YOGYAKARTA, iNewsPantura.id – Mekanisme mediasi sebagai jalur damai penyelesaian perselisihan antara pekerja dan pengusaha di Daerah Istimewa Yogyakarta dinilai belum berjalan efektif. Fakta ini terungkap dalam disertasi Dr. Ana Riana, S.H., M.H., CTL., CM., dosen Ilmu Hukum Universitas Proklamasi 45 Sleman, yang baru saja meraih gelar doktor bidang hukum dari Universitas Islam Negeri (UIN) Sunan Kalijaga Yogyakarta.
Dalam sidang promosi doktor yang digelar di Fakultas Syariah dan Hukum UIN Sunan Kalijaga, Selasa (5/11), Dr. Ana mempertahankan disertasinya berjudul “Disharmoni Penyelesaian Perselisihan Hubungan Industrial melalui Mediasi antara Pekerja dengan Pemberi Kerja (Studi Kasus Dinas Tenaga Kerja dan Transmigrasi Provinsi DIY)”.
Melalui penelitian empiris di Dinas Tenaga Kerja dan Transmigrasi (Disnakertrans) DIY, ia menemukan adanya ketidakharmonisan dan ketimpangan sistemik dalam proses mediasi hubungan industrial. Salah satu penyebabnya adalah ketimpangan posisi antara pekerja dan pengusaha, serta minimnya kewenangan mediator dalam mengambil keputusan.
“Mediasi sering kali hanya menjadi formalitas karena mediator tidak memiliki kewenangan yang cukup untuk memberikan solusi solutif. Akibatnya, banyak anjuran yang tidak ditindaklanjuti dan akhirnya berakhir di pengadilan,” ujarnya usai sidang terbuka.
Data penelitiannya mencatat, sepanjang 2020–2023 terdapat 787 perkara hubungan industrial di DIY, dengan tingkat keberhasilan mediasi sebesar 66,58 persen, sedangkan 33,42 persen gagal mencapai perdamaian. Meski angka keberhasilannya cukup tinggi, ia menilai proses mediasi masih belum optimal.
“Efektif memang, tapi belum optimal. Ada satu kabupaten yang bisa mencapai 90,5 persen penyelesaian damai. Artinya, jika pola mediasi diperkuat—baik formal maupun non-formal—hasilnya bisa jauh lebih baik,” jelasnya.
Sebagai rekomendasi utama disertasinya, Dr. Ana mengusulkan pembentukan Komisi Keadilan Ketenagakerjaan, sebuah lembaga independen non-litigasi yang fokus menangani penyelesaian sengketa ketenagakerjaan secara profesional.
“Mediator saat ini berada di bawah Disnaker, dan efektivitasnya masih terbatas. Karena itu, perlu lembaga khusus di luar birokrasi yang berperan secara lebih independen dan terintegrasi,” paparnya.

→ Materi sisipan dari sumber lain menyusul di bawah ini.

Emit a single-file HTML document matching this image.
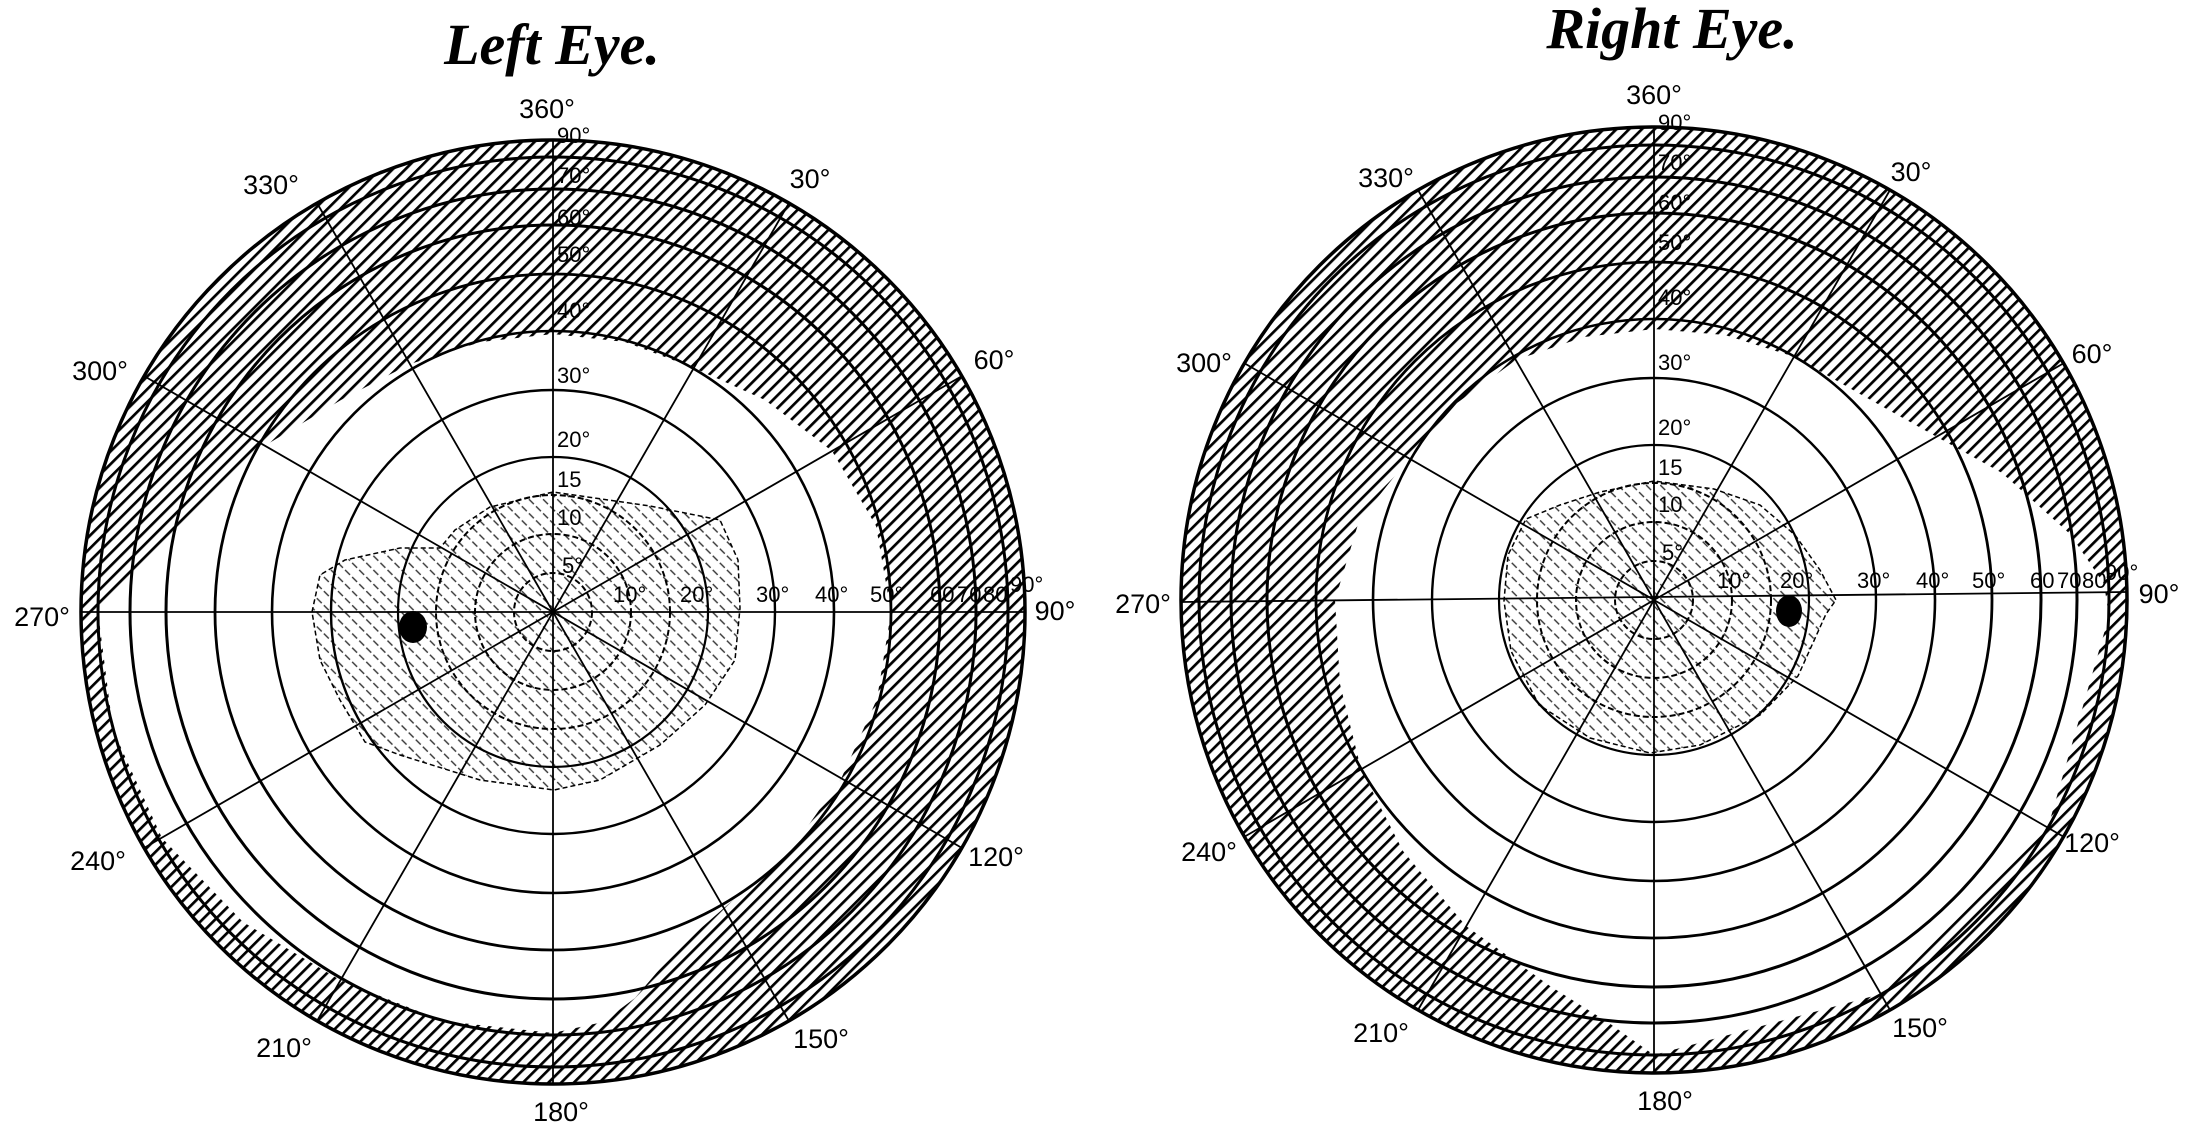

Komisi tersebut, lanjutnya, dapat berfungsi sebagai entitas quasi-judicial yang memiliki kewenangan hukum untuk memastikan hasil mediasi mengikat para pihak. Ia mencontohkan model Fair Work Commission di Australia, yang terbukti efektif dalam meningkatkan rasio keberhasilan mediasi ketenagakerjaan.
“Dengan adanya Komisi ini, penyelesaian ketenagakerjaan bisa lebih efisien, adil, dan berorientasi pada perdamaian. Indikator keberhasilannya adalah meningkatnya kasus yang selesai damai dibanding yang masuk ke pengadilan,” tambahnya.
Menariknya, Dr. Ana memilih DIY sebagai lokasi riset karena kompleksitas hubungan kerja di provinsi tersebut tergolong tinggi, meski bukan kawasan industri besar.
“DIY hanya punya lima kabupaten/kota, tapi pada 2023 jumlah perkara yang masuk ke pengadilan mencapai 80 kasus. Padahal di Jawa Tengah yang kabupatennya banyak, jumlahnya hanya sekitar 100. Ini menunjukkan dinamika ketenagakerjaan di Yogyakarta sangat tinggi,” ungkapnya.
Kasus-kasus yang muncul di DIY tidak hanya berasal dari sektor manufaktur, tetapi juga pendidikan dan perhotelan, menunjukkan luasnya spektrum hubungan kerja yang berpotensi memicu konflik.
Sidang promosi doktor yang berlangsung khidmat itu menegaskan komitmen akademisi hukum untuk menghadirkan solusi konkret bagi dunia ketenagakerjaan Indonesia. Dr. Ana Riana dinyatakan lulus dengan predikat sangat memuaskan.